5. You’re Next (Adam Wingard, 2013): You’re Next is a clever and nasty little movie, house invasion story that doesn’t shy away from gore and bloody and creative ways to kill people. The story begins on an ominous and tongue in cheek note with a man and his much younger, much nuder girlfriend post coitus. As she mopes around (shirtless, of course, this is a nod to slasher films) he showers. We can guess what happens next. As he emerges from the shower he finds You’re Next written in blood. This isn’t a particularly scary movie but the you’re next motif was certainly the most effective scare of the movie. And it comes back, just let me tell you. We then move onto the neighbors, a beautiful country mansion. The family is arriving to celebrate the parent's anniversary, four children and their significant others. Tensions are palpable between the siblings, their spouses and the parents, everyone is whinging and . At first I thought the movie was too mean spirited with the viewer hoping to see the unsympathetic characters killed. But quickly Erin (Sharni Vinson), girlfriend of Crispian, slightly chubby college professor, emerges as the prototypical final girl and we have someone to root for and hopefully save the incompetent family.

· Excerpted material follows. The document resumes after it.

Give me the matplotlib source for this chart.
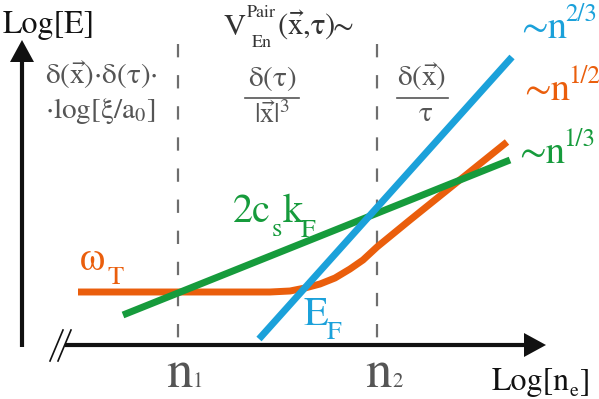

I also got a kick out of seeing Joe Swanberg, indie director in the flesh; he is appropriately smarmy as the eldest brother. There is a twist that I saw coming from a mile away and I didn’t like the egregious and mean spirited last shot but overall You’re Next is a fun dissection of the horror genre that follows the formula but also keeps it fresh.
House of the Devil, You're Next, Kill List, and Witchfinder General are all available on Netflix Instant if you are looking for a last minute scary choice. Happy Halloween!